Patients diagnosed with Hodgkin lymphoma are very likely to find chemotherapy is a required part of their treatment. This method for battling cancer is well-proven to produce results in many cases, but it can take a tremendous toll on the body in the process. When it is not strictly required or not likely to produce results, patients may benefit from taking a different path. A new study has shed light on how it may be feasible for doctors to determine when lymphoma patients should continue with chemo and which ones are not likely to gain from the treatment.
The recent study involves the use of positron emission tomography, or PET scans. It involves more than 1,200 patients, all with advanced Hodgkin lymphoma. Each patient in the study was scanned using PET technology after they had been given two complete cycles of chemo. Patients who presented with clear PET scans following the two rounds were split into two groups. One group moved on with chemo, including using of the drug bleomycin. The other continued with standard chemo without the drug.
Patients in the trail who stopped using bleomycin were shown to have the same survival rates as those who continued to receive it. The group that avoided continued use of bleomycin, however, were spared the harsh side effects of the drug, which include the potential for scarring of the lungs.

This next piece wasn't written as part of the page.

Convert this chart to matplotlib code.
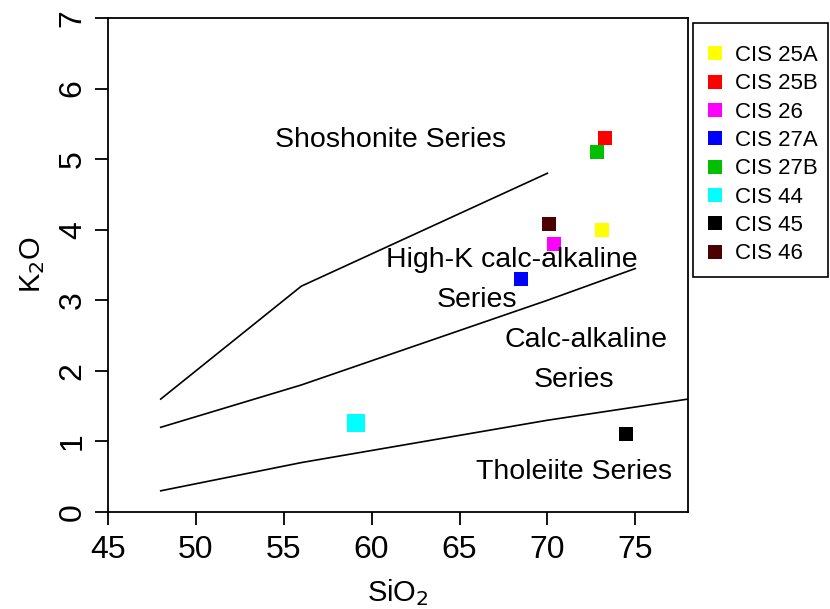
import matplotlib
matplotlib.use("Agg")
import matplotlib.pyplot as plt
from matplotlib.patches import Rectangle

plt.rcParams['font.family'] = ['Liberation Sans', 'DejaVu Sans']

# sample compositions (SiO2, K2O)
samples = ["CIS 25A", "CIS 25B", "CIS 26", "CIS 27A", "CIS 27B", "CIS 44", "CIS 45", "CIS 46"]
sio2 = [73.1, 73.3, 70.4, 68.5, 72.8, 59.1, 74.5, 70.1]
k2o = [4.0, 5.3, 3.8, 3.3, 5.1, 1.26, 1.1, 4.08]
colors = ["#ffff00", "#ff0000", "#ff00ff", "#0000ff", "#00c000", "#00ffff", "#000000", "#4d0000"]
marker_sizes = [10, 10, 10, 10, 10, 12.5, 10, 10]

# series boundary lines
shosh_x = [48, 56, 70]
shosh_y = [1.6, 3.2, 4.8]
highk_x = [48, 52, 56, 63, 70, 75]
highk_y = [1.2, 1.5, 1.8, 2.4, 3.0, 3.45]
thol_x = [48, 52, 56, 63, 70, 78]
thol_y = [0.3, 0.5, 0.7, 1.0, 1.3, 1.6]

fig = plt.figure(figsize=(8.3, 6.09), dpi=100)
ax = fig.add_axes([0.1301, 0.1593, 0.6988, 0.8111])

for xs, ys in [(shosh_x, shosh_y), (highk_x, highk_y), (thol_x, thol_y)]:
    ax.plot(xs, ys, color='black', lw=1.2)

for name, x, y, c, s in zip(samples, sio2, k2o, colors, marker_sizes):
    ax.plot(x, y, 's', color=c, markersize=s, markeredgewidth=0, label=name)

fs = 20.5
ax.text(61.1, 5.27, "Shoshonite Series", fontsize=fs, ha='center', va='center')
ax.text(68.0, 3.57, "High-K calc-alkaline", fontsize=fs, ha='center', va='center')
ax.text(66.0, 3.0, "Series", fontsize=fs, ha='center', va='center')
ax.text(72.2, 2.44, "Calc-alkaline", fontsize=fs, ha='center', va='center')
ax.text(71.5, 1.87, "Series", fontsize=fs, ha='center', va='center')
ax.text(71.5, 0.57, "Tholeiite Series", fontsize=fs, ha='center', va='center')

ax.set_xlim(45, 78)
ax.set_ylim(0, 7)
ax.set_xticks([45, 50, 55, 60, 65, 70, 75])
ax.set_yticks(range(0, 8))
ax.tick_params(direction='out', length=9.5, width=1.3, labelsize=23)
ax.tick_params(axis='x', pad=7)
ax.tick_params(axis='y', labelrotation=90, pad=5)
for lab in ax.get_yticklabels():
    lab.set_va('center')
for sp in ax.spines.values():
    sp.set_linewidth(1.3)

ax.set_xlabel("SiO$_2$", fontsize=21, labelpad=9)
ax.set_ylabel("K$_2$O", fontsize=21, labelpad=8)

# legend outside the axes, with its own box
W, H = 830, 609
fig.patches.append(Rectangle((693 / W, 1 - 277 / H), 135 / W, 254 / H,
                             transform=fig.transFigure, fill=False,
                             edgecolor='black', lw=1.2))
leg = ax.legend(loc='upper left', bbox_to_anchor=(707 / W, 1 - 45 / H),
                bbox_transform=fig.transFigure, fontsize=16, frameon=False,
                handlelength=0.7, handletextpad=0.56, labelspacing=0.33,
                borderpad=0, borderaxespad=0)
for h in leg.legend_handles:
    h.set_markersize(9.5)

fig.savefig("out.png", dpi=100)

Patients in the original group who did not have clear PET scans after two rounds of standard chemo were not overlooked. They were given more intense rounds of chemo instead, meant to address what the scans showed was very likely more resistant forms of the disease.
While more research is required before treatment protocols are likely to change, the research shows the potential benefits PET scans may have in helping customize treatment for Hodgkin lymphoma. Bleomycin has long been used as a highly effective treatment in this form of cancer, but its potential side effects are troubling to doctors and patients alike. By being able to gauge the benefits of the drug’s use, PET scans could prove critical in the treatment process for this disease.
People who are diagnosed with Hodgkin lymphoma are urged to discuss all treatment options with their healthcare providers. PET scans after initial chemo may prove helpful in determining the need to continue bleomycin and they may help isolate more resistant cases, enabling doctors to change treatment protocols when required to improve outcomes.